The question is, what’s happening underneath?

Last week (Tuesday, October 14) Syrian Islamist rebels blew up a government military post near Idlib by digging attack tunnels with UN equipment under the rocky terrain, Aljazeera reported.

As happened with Hamas terrorist use of United Nations facilities in Gaza this summer, the United Nations logo is clear seen on equipment used in the attack in a YouTube report posted by Aljazeera on the internet. The rebel group which identifies with Al Qaeda wiped out the army outpost, killing 60 Syrian soldiers and officers. The Arabic-language report showed preparations prior to the attack as well as its aftermath, and said it took 120 days to dig the tunnel.
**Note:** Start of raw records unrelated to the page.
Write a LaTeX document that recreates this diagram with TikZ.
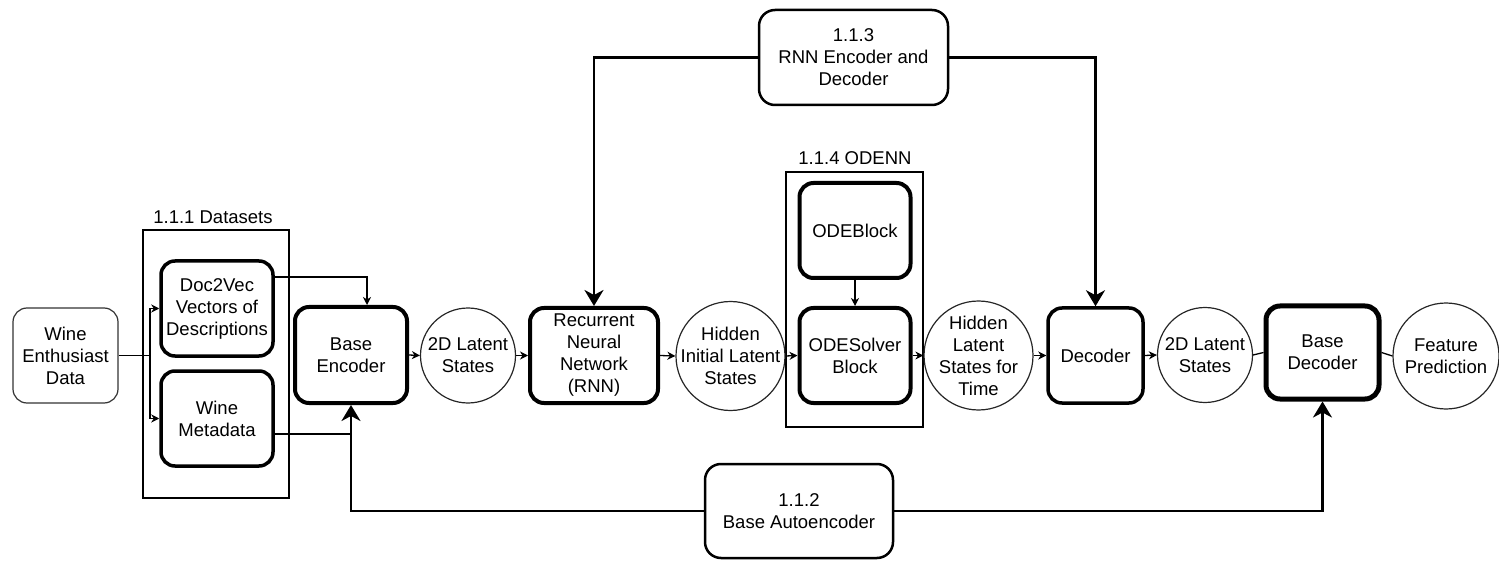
\documentclass[tikz,border=0pt]{standalone}
\usepackage{fontspec}
\setmainfont{Liberation Sans}
\usetikzlibrary{arrows.meta}

\begin{document}
\begin{tikzpicture}[x=1pt,y=-1pt,
  font=\fontsize{18.5}{22}\selectfont,
  blk/.style={draw=black, rounded corners=14pt, line width=#1, align=center,
    inner sep=0pt, minimum width=112pt, minimum height=95pt},
  blk/.default=3.5pt,
  circ/.style={draw=black!85, circle, line width=1.2pt, inner sep=0pt, minimum size=#1},
  grp/.style={draw=black, line width=2.6pt, inner sep=0pt},
  thinline/.style={line width=1.3pt},
  thinarrow/.style={line width=1.3pt, -{Stealth[length=8pt,width=8pt,inset=2.5pt]}},
  bigarrow/.style={line width=2.5pt, -{Stealth[length=16pt,width=19pt,inset=5pt]}}]

\useasboundingbox (0,0) rectangle (1499,561);

% group frames
\node[grp, minimum width=146pt, minimum height=268pt] (dsf) at (216,364) {};
\node (dslbl) at (213,217) {1.1.1 Datasets};
\node[grp, minimum width=137pt, minimum height=255pt] (odf) at (854.5,299.5) {};
\node (odlbl) at (855,158) {1.1.4 ODENN};

% blocks
\node[blk=1.2pt, draw=black!80, minimum width=105pt] (wine) at (65.5,355.5) {Wine\\Enthusiast\\Data};
\node[blk] (doc) at (217,308.5) {Doc2Vec\\Vectors of\\Descriptions};
\node[blk] (meta) at (217,418.5) {Wine\\Metadata};
\node[blk=4pt, minimum height=96pt] (enc) at (351,355) {Base\\Encoder};
\node[circ=95pt, label={[align=center]center:2D Latent\\States}] (lat1) at (468,355.5) {};
\node[blk=4pt, minimum width=128pt] (rnn) at (594,355.5) {Recurrent\\Neural\\Network\\(RNN)};
\node[circ=109pt, label={[align=center]center:Hidden\\Initial Latent\\States}] (hil) at (730.5,356) {};
\node[blk=4pt, minimum width=111pt] (odeb) at (855,230.5) {ODEBlock};
\node[blk=4pt, minimum width=111pt] (odes) at (855,355.5) {ODESolver\\Block};
\node[circ=109pt, label={[align=center]center:Hidden\\Latent\\States for\\Time}] (hlt) at (978.5,355.5) {};
\node[blk, minimum width=95pt] (dec) at (1095.5,355.5) {Decoder};
\node[circ=95pt, label={[align=center]center:2D Latent\\States}] (lat2) at (1205,355) {};
\node[blk=5pt, minimum width=113pt, minimum height=93pt] (bdec) at (1322.5,352.5) {Base\\Decoder};
\node[circ=106pt, label={[align=center]center:Feature\\Prediction}] (feat) at (1446,356) {};

\node[blk=2.5pt, rounded corners=16pt, minimum width=189pt] (rnnlbl) at (853.5,57.5) {1.1.3\\RNN Encoder and\\Decoder};
\node[blk=2.5pt, rounded corners=16pt, minimum width=188pt, minimum height=94pt] (aelbl) at (799,511) {1.1.2\\Base Autoencoder};

% data sources into the datasets
\coordinate (split) at (150,355.5);
\draw[thinline] (wine.east) -- (split);
\draw[thinarrow] (split) |- (doc.west);
\draw[thinarrow] (split) |- (meta.west);

% datasets into the base encoder
\draw[thinarrow] ([yshift=31.5pt]doc.east) -| ([xshift=16pt]enc.north);
\coordinate (mj) at ([yshift=-15.5pt]meta.east);
\draw[thinline] (mj) -- (mj -| enc.south);

% main pipeline
\draw[thinarrow] (enc.east) -- (lat1.west);
\draw[thinarrow] (lat1.east) -- (rnn.west);
\draw[thinarrow] (rnn.east) -- (hil.west);
\draw[thinarrow] (hil.east) -- (odes.west);
\draw[thinarrow] (odeb.south) -- (odes.north);
\draw[thinarrow] (odes.east) -- (hlt.west);
\draw[thinarrow] (hlt.east) -- (dec.west);
\draw[thinarrow] (dec.east) -- (lat2.west);
\draw[thinline] (lat2.east) -- (bdec.west);
\draw[thinline] (bdec.east) -- (feat.west);

% module links
\draw[bigarrow] (rnnlbl.west) -| (rnn.north);
\draw[bigarrow] (rnnlbl.east) -| (dec.north);
\draw[bigarrow] (aelbl.west) -| (enc.south);
\draw[bigarrow] (aelbl.east) -| (bdec.south);

\end{tikzpicture}
\end{document}
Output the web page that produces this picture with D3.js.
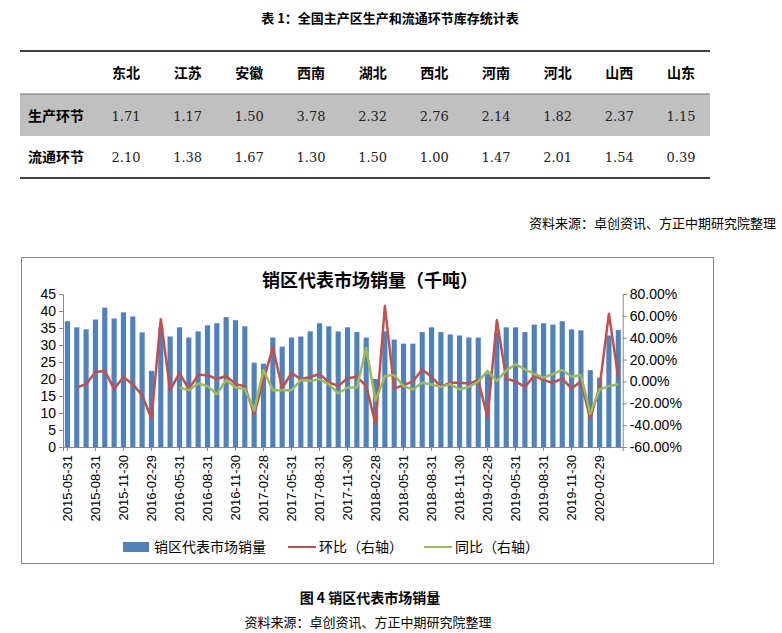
<!DOCTYPE html>
<html>
<head>
<meta charset="utf-8">
<script src="https://cdn.jsdelivr.net/npm/d3@7"></script>
<style>
  body { margin: 0; background: #fff; }
  svg { display: block; }
</style>
</head>
<body>
<script>
const regions = ['东北', '江苏', '安徽', '西南', '湖北', '西北', '河南', '河北', '山西', '山东'];
const rowNames = ['生产环节', '流通环节'];
const prodStock = [1.71, 1.17, 1.50, 3.78, 2.32, 2.76, 2.14, 1.82, 2.37, 1.15];
const flowStock = [2.10, 1.38, 1.67, 1.30, 1.50, 1.00, 1.47, 2.01, 1.54, 0.39];

// 2015-05 .. 2020-04 month ends
const months = [];
for (let i = 0; i < 60; i += 1) {
  const d = new Date(2015, 4 + i + 1, 0);
  months.push(d3.timeFormat('%Y-%m-%d')(d));
}
const sales = [37, 35.2, 34.6, 37.5, 41, 37.8, 39.6, 38.4, 33.7, 22.4,
  35.2, 32.5, 35.2, 32.2, 34, 35.8, 36.4, 38.2, 37.3, 35.5,
  24.8, 24.5, 32.2, 29.5, 32.2, 32.5, 34, 36.4, 35.5, 34,
  35.2, 33.8, 32.2, 20, 34, 31.6, 30.4, 30.4, 33.8, 35.2,
  33.8, 33.1, 32.8, 32.2, 32.2, 21.6, 33.7, 35.2, 35.2, 33.8,
  36, 36.4, 36, 37, 34.6, 34.3, 22.6, 20.4, 32.8, 34.4];
const mom = [null, -5.6, -2.5, 8.7, 9.6, -7, 4, -2.5, -12.7, -34,
  57, -8, 7.7, -7, 5.9, 5.9, 2.2, 5, -2.5, -4.3,
  -30, 1, 31, -6, 7.7, 2, 4, 6.8, -0.6, -4.3,
  3, 4.3, -4.3, -39, 69, -6.5, -3.4, 0, 11, 4.3,
  -5, -1.2, -1.2, -2, 1.2, -33, 56, 2.5, 0, -5,
  5.3, 1.2, -1.2, 2.5, -6.5, 0, -34, -5, 62, 3.7];
const yoy = [null, null, null, null, null, null, null, null, null, null,
  null, null, -5.6, -8, -1.9, -4.3, -11.7, 1.2, -5.6, -7,
  -26.6, 10.5, -8, -8, -8, 1.2, 0.3, 2, -2.5, -11,
  -5.6, -5.6, 30.6, -17.6, 5, 5.9, -4.3, -7.4, -1.2, -2.8,
  -5, -2.5, -7.4, -5, -0.3, 9.6, 0.6, 9.9, 15.8, 11,
  6.8, 3.4, 6.8, 10.5, 4.3, 5.9, -29.7, -7.4, -4.3, -2.5];

const svg = d3.select('body').append('svg').attr('width', 782).attr('height', 633);
const serif = '"Noto Sans CJK SC", "DejaVu Serif", serif';
const sans = '"Liberation Sans", "Noto Sans CJK SC", sans-serif';
const cjk = '"Noto Sans CJK SC", sans-serif';

/* 表格 */
svg.append('text').attr('x', 390).attr('y', 23).attr('text-anchor', 'middle')
  .attr('font-family', serif).attr('font-weight', 'bold').attr('font-size', 13)
  .text('表  1：全国主产区生产和流通环节库存统计表');

const colX = d3.scalePoint().domain(regions).range([126, 681]);
svg.append('rect').attr('x', 20).attr('y', 94).attr('width', 690).attr('height', 42).attr('fill', '#c0c0c0');
svg.append('line').attr('x1', 20).attr('x2', 710).attr('y1', 51).attr('y2', 51).attr('stroke', '#000').attr('stroke-width', 1.5);
svg.append('line').attr('x1', 20).attr('x2', 710).attr('y1', 94).attr('y2', 94).attr('stroke', '#555').attr('stroke-width', 0.8);
svg.append('line').attr('x1', 20).attr('x2', 710).attr('y1', 178).attr('y2', 178).attr('stroke', '#000').attr('stroke-width', 1.5);

svg.selectAll('.hdr').data(regions).enter().append('text')
  .attr('x', (d) => colX(d)).attr('y', 78).attr('text-anchor', 'middle')
  .attr('font-family', serif).attr('font-weight', 'bold').attr('font-size', 14).text((d) => d);

[prodStock, flowStock].forEach((row, r) => {
  const yy = r === 0 ? 121 : 162;
  svg.append('text').attr('x', 28).attr('y', yy).attr('font-family', serif)
    .attr('font-weight', 'bold').attr('font-size', 14).text(rowNames[r]);
  svg.selectAll(`.v${r}`).data(row).enter().append('text')
    .attr('x', (d, i) => colX(regions[i])).attr('y', yy).attr('text-anchor', 'middle')
    .attr('font-family', '"DejaVu Serif", serif').attr('font-size', 13).attr('fill', '#222')
    .text((d) => d.toFixed(2));
});

svg.append('text').attr('x', 776).attr('y', 228).attr('text-anchor', 'end')
  .attr('font-family', serif).attr('font-size', 13).text('资料来源：卓创资讯、方正中期研究院整理');

/* 图表 */
svg.append('rect').attr('x', 21.5).attr('y', 257.5).attr('width', 692).attr('height', 306)
  .attr('fill', 'none').attr('stroke', '#888');
svg.append('text').attr('x', 370).attr('y', 287).attr('text-anchor', 'middle')
  .attr('font-family', serif).attr('font-weight', 'bold').attr('font-size', 18).text('销区代表市场销量（千吨）');

const x = d3.scaleBand().domain(months).range([63, 622.7]).paddingInner(0.45).paddingOuter(0.2);
const yL = d3.scaleLinear().domain([0, 45]).range([447, 294]);
const yR = d3.scaleLinear().domain([-60, 80]).range([447, 294]);
const cx = (d) => x(d) + x.bandwidth() / 2;

svg.append('g').selectAll('rect').data(sales).enter().append('rect')
  .attr('x', (d, i) => x(months[i])).attr('width', x.bandwidth())
  .attr('y', (d) => yL(d)).attr('height', (d) => yL(0) - yL(d)).attr('fill', '#4f81bd');

const line = d3.line().defined((d) => d !== null)
  .x((d, i) => cx(months[i])).y((d) => yR(d));
svg.append('path').datum(mom).attr('d', line).attr('fill', 'none')
  .attr('stroke', '#c0504d').attr('stroke-width', 2.5).attr('stroke-linejoin', 'round');
svg.append('path').datum(yoy).attr('d', line).attr('fill', 'none')
  .attr('stroke', '#9bbb59').attr('stroke-width', 2.5).attr('stroke-linejoin', 'round');

const axL = svg.append('g').attr('transform', 'translate(63,0)')
  .call(d3.axisLeft(yL).tickValues(d3.range(0, 46, 5)).tickSize(4));
const axR = svg.append('g').attr('transform', 'translate(622.7,0)')
  .call(d3.axisRight(yR).tickValues(d3.range(-60, 81, 20)).tickSize(4)
    .tickFormat((d) => `${d.toFixed(2)}%`));
const axB = svg.append('g').attr('transform', 'translate(0,447)')
  .call(d3.axisBottom(x).tickValues(months.filter((d, i) => i % 3 === 0)).tickSize(4));
axB.selectAll('text').attr('transform', 'rotate(-90)').attr('text-anchor', 'end')
  .attr('x', -8).attr('y', 0).attr('dy', '0.35em');
[axL, axR, axB].forEach((a) => {
  a.selectAll('path,line').attr('stroke', '#888');
  a.selectAll('text').attr('font-family', sans).attr('font-size', 14).attr('fill', '#000');
});
axB.selectAll('text').attr('font-size', 13);

/* 图例 */
const legend = [
  { name: '销区代表市场销量', type: 'rect', color: '#4f81bd', x: 123 },
  { name: '环比（右轴）', type: 'line', color: '#c0504d', x: 288 },
  { name: '同比（右轴）', type: 'line', color: '#9bbb59', x: 424 },
];
legend.forEach((l) => {
  if (l.type === 'rect') {
    svg.append('rect').attr('x', l.x).attr('y', 542).attr('width', 26).attr('height', 10).attr('fill', l.color);
  } else {
    svg.append('line').attr('x1', l.x).attr('x2', l.x + 28).attr('y1', 547).attr('y2', 547)
      .attr('stroke', l.color).attr('stroke-width', 2);
  }
  svg.append('text').attr('x', l.x + 31).attr('y', 552).attr('font-family', cjk)
    .attr('font-size', 14).text(l.name);
});

svg.append('text').attr('x', 370).attr('y', 603).attr('text-anchor', 'middle')
  .attr('font-family', serif).attr('font-weight', 'bold').attr('font-size', 14).text('图 4  销区代表市场销量');
svg.append('text').attr('x', 368).attr('y', 627).attr('text-anchor', 'middle')
  .attr('font-family', serif).attr('font-size', 13).text('资料来源：卓创资讯、方正中期研究院整理');
</script>
</body>
</html>
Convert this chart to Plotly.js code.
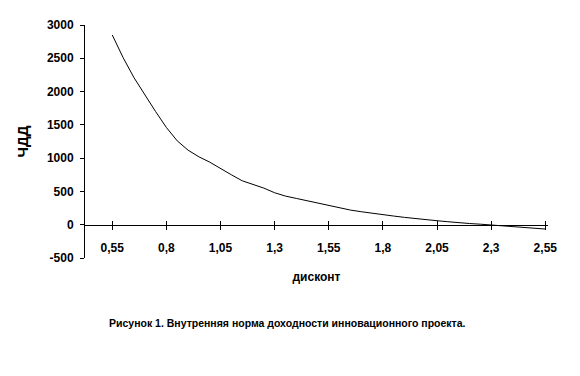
<!DOCTYPE html>
<html>
<head>
<meta charset="utf-8">
<script src="https://cdn.plot.ly/plotly-3.0.1.min.js"></script>
<style>html,body{margin:0;padding:0;background:#fff;}#chart{width:580px;height:376px;}</style>
</head>
<body>
<div id="chart"></div>
<script>
// discount rate (x) and NPV (ЧДД) values
const discount = [0.55,0.60,0.65,0.70,0.75,0.80,0.85,0.90,0.95,1.00,1.05,1.10,1.15,1.20,1.25,1.30,1.35,1.40,1.45,1.50,1.55,1.60,1.65,1.70,1.75,1.80,1.85,1.90,1.95,2.00,2.05,2.10,2.15,2.20,2.25,2.30,2.35,2.40,2.45,2.50,2.55];
const npv = [2850,2510,2210,1950,1700,1460,1260,1120,1020,940,840,750,660,610,550,480,430,395,360,320,285,250,220,195,170,150,130,110,90,75,60,45,28,18,8,-5,-20,-35,-45,-55,-65];
const xTickVals = [0.55,0.8,1.05,1.3,1.55,1.8,2.05,2.3,2.55];
const xTickText = ["0,55","0,8","1,05","1,3","1,55","1,8","2,05","2,3","2,55"];
const yTickVals = [-500,0,500,1000,1500,2000,2500,3000];
const yTickText = ["-500","0","500","1000","1500","2000","2500","3000"];

const yMin = -500, yMax = 3000;
const zeroPos = (0 - yMin) / (yMax - yMin);
const xRange = [0.424, 2.5625];
const fontFam = '"Liberation Sans", Arial, sans-serif';

const trace = {
  x: discount, y: npv, type: 'scatter', mode: 'lines',
  line: {color: '#000', width: 1}, hoverinfo: 'skip'
};
const traceTop = {x: [], y: [], xaxis: 'x2', yaxis: 'y', type: 'scatter', mode: 'lines', showlegend: false};

const layout = {
  width: 580, height: 376,
  margin: {l: 85, r: 32, t: 25, b: 118},
  paper_bgcolor: '#fff', plot_bgcolor: '#fff',
  showlegend: false,
  font: {family: fontFam, color: '#000'},
  xaxis: {
    range: xRange, anchor: 'free', position: zeroPos,
    tickvals: xTickVals, ticktext: xTickText,
    ticks: 'outside', ticklen: 4, tickwidth: 1, tickcolor: '#000',
    showline: true, linecolor: '#000', linewidth: 1,
    showgrid: false, zeroline: false,
    tickfont: {family: fontFam, size: 12, color: '#000', weight: 'bold'},
    ticklabelstandoff: 8,
    title: {text: 'дисконт', font: {family: fontFam, size: 12, color: '#000', weight: 'bold'}, standoff: 18}
  },
  xaxis2: {
    range: xRange, overlaying: 'x', anchor: 'free', position: zeroPos,
    tickvals: xTickVals, showticklabels: false,
    ticks: 'inside', ticklen: 4, tickwidth: 1, tickcolor: '#000',
    showline: false, showgrid: false, zeroline: false
  },
  yaxis: {
    range: [yMin, yMax],
    tickvals: yTickVals, ticktext: yTickText,
    ticks: 'outside', ticklen: 4, tickwidth: 1, tickcolor: '#000',
    showline: true, linecolor: '#000', linewidth: 1,
    showgrid: false, zeroline: false,
    tickfont: {family: fontFam, size: 12, color: '#000', weight: 'bold'},
    ticklabelstandoff: 4,
    title: {text: 'ЧДД', font: {family: fontFam, size: 15, color: '#000', weight: 'bold'}, standoff: 14}
  },
  annotations: [{
    text: 'Рисунок 1. Внутренняя норма доходности инновационного проекта.',
    xref: 'paper', yref: 'paper', x: 0.438, y: -0.279,
    xanchor: 'center', yanchor: 'middle', showarrow: false,
    font: {family: fontFam, size: 10.5, color: '#000', weight: 'bold'}
  }]
};

Plotly.newPlot('chart', [trace, traceTop], layout, {displayModeBar: false, staticPlot: true});
</script>
</body>
</html>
The geological conditions are nearly identical to those on Israel’s northern border, and the incident made it clear that Hezbollah could – and might – do the same.

This summer, northern Israelis spoke of the possibility that Hezbollah was tunneling as well.

“I live in the house closest to the border, and from my window you can see everything happening on the other side in Lebanon,” said a resident in Zar’it, in August during an interview on Israel’s Channel 2 News Online.

“What I see scares me, and worries me very much. I can see concrete mixers working in secret. I feel, for more than two years now, digging sounds. My entire house moves and shakes, and it’s very disturbing.”

During the IDF’s 50-day counter terror Operation Protective Edge, the commander of the 769th Hiram Brigade addressed the issue in an interview with Channel 2 News, commenting, “The possibility of tunnels [also] disturbs me, along with other options that might exist here. Any reasonable person should put his eyes in his head and look south towards Gaza and say that if there are tunnels there, then all the more so there is this possibility here.”

Building the kind of complex tunnel network that was found in Gaza, however, takes years of work by a lot of people.

For the past two years Hezbollah was busy helping Syrian President Bashar al-Assad combat the rebels in the civil war tearing apart his country. Prior to that they were re-arming following the 2006 Second Lebanon War with Israel. Who is helping them build tunnels?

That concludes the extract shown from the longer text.